In a follow up to its securitization last year, the Mission Lane Credit Card Master Trust, Series 2022-A, will issue $200 million in asset-backed securities (ABS).
A higher average receivables balance, collateral annual percentage rate and a lower weighted average FICO score will distinguish the deal from its predecessor.
Mission Lane, founded in 2018, offers financial products to traditionally underserved customers who are working to build or rebuild their credit, according to a pre-sale report from Kroll Bond Rating Agency. The collateral for this current deal consists of 2.1 million accounts, including those that have been closed or charged off.
The transaction, known at MLANE 2022-A, appears to be just the second one on record from the program. Mission Lane will issue the notes through three classes. KBRA expects to assign ratings of ‘A’ to the $156.5 million, class A notes; ‘BBB’ to the $23.9 million, class B notes; and ‘BB’ to the $19.7 million, C notes.
The accounts in the collateral for MLANE, 2022-A, have an APR of 28.3%, an average balance of $650, and a weighted average (WA) FICO score of 618. This compares with an APR of 27.6%, an average receivables balance of $512 and a WA FICO score of 623 for MLANE 2021-A.
In another change from the previous deal, MLANE 2022-A’s collateral includes loans originated through the company’s pre-qualification channel, which it launched in Q4 2021. This pre-qualification channel enables a prospective customer to apply directly for one of the company’s financial products through the company’s Website.
As for the notes issued from the current deal, they benefit from sufficient credit enhancement levels.
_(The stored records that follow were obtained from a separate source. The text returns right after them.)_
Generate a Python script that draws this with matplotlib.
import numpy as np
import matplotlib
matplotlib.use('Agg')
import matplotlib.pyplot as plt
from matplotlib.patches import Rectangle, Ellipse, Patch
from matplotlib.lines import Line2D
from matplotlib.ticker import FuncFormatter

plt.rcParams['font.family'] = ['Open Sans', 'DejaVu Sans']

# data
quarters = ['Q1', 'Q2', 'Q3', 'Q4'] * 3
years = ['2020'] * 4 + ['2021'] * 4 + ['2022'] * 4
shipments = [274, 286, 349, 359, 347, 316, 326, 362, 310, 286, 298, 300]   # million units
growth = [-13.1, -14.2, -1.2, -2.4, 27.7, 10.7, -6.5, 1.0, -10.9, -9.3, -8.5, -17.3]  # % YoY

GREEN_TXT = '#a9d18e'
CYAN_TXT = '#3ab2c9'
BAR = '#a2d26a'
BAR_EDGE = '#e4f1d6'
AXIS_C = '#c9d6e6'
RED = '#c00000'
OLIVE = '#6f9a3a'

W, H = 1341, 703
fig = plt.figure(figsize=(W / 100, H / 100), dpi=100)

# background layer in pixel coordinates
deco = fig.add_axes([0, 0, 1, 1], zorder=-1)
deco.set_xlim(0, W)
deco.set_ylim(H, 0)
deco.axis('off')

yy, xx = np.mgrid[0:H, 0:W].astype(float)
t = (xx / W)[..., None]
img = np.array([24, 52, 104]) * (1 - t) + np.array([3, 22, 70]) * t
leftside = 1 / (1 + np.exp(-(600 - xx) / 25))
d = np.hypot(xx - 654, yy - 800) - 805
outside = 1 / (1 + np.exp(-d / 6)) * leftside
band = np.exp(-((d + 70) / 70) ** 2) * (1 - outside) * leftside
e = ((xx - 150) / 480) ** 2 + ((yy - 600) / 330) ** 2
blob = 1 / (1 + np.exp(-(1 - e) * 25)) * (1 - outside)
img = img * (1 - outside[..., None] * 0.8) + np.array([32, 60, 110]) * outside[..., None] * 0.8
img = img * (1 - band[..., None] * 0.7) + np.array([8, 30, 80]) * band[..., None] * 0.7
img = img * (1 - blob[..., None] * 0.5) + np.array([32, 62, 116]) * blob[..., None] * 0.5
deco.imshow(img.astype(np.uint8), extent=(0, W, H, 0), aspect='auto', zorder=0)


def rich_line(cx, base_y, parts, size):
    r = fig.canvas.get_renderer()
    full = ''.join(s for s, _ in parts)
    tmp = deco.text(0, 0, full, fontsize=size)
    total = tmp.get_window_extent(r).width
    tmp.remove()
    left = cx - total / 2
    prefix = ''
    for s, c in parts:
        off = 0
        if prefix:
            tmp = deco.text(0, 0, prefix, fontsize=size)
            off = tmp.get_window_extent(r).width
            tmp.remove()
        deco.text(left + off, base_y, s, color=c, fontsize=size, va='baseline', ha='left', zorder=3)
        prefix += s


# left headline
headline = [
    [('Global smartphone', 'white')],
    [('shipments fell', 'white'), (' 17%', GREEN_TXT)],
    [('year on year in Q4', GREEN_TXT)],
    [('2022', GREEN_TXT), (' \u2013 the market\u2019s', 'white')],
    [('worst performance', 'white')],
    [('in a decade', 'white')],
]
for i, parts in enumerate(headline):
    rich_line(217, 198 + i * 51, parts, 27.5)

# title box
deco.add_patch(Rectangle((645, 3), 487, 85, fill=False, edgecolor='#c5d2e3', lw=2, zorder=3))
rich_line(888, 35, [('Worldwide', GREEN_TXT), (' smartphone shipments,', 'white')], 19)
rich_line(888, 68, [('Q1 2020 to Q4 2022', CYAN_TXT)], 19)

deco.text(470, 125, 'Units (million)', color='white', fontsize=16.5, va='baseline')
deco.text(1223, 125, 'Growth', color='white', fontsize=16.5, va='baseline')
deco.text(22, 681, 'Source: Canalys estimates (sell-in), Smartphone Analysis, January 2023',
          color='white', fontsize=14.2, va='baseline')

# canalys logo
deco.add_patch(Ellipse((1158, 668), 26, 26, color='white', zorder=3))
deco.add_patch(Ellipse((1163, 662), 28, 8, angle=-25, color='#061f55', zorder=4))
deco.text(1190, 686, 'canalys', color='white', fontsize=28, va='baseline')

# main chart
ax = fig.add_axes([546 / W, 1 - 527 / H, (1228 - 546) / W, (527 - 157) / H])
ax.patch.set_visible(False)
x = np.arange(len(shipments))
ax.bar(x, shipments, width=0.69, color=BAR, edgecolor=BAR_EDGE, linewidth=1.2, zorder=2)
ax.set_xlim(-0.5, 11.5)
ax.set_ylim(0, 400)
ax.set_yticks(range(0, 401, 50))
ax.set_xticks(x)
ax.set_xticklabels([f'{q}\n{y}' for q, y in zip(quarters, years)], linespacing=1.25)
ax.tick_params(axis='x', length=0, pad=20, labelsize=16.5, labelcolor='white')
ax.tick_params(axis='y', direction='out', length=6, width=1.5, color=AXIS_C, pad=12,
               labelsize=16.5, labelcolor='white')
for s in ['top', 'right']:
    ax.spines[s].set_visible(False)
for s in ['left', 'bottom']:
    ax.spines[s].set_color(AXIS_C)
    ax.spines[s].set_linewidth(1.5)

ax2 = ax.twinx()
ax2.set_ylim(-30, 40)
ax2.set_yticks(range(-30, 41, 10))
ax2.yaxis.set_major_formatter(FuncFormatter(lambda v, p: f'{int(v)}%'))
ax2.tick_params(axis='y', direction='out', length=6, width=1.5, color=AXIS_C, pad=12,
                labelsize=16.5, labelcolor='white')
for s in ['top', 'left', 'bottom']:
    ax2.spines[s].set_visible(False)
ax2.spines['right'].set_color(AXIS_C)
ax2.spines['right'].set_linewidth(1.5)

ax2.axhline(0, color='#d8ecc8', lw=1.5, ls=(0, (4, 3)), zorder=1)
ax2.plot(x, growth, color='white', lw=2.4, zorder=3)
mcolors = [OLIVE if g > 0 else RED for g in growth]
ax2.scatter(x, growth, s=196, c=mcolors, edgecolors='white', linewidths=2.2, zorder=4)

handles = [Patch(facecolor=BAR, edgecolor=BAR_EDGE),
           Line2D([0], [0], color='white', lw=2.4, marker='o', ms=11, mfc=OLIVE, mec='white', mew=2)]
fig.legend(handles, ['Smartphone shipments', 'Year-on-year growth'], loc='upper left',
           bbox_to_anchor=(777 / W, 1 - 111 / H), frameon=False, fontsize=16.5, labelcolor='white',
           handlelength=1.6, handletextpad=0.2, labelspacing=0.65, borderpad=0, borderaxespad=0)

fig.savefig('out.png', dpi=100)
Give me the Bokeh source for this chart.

Initially, MLANE 2022-A has a reserve account of 0.0%, and will be funded to a target of the deal’s collateral amount if the three-month average excess spread falls below certain thresholds.
If the three-month average excess spread is less than or equal to 4.0%, the reserve target will be 1%; if excess spread is less than or equal to 3.0%, the reserve target will be 2.0%; and if excess spread is less than or equal to 2.5%, the reserve target will be 3.0%.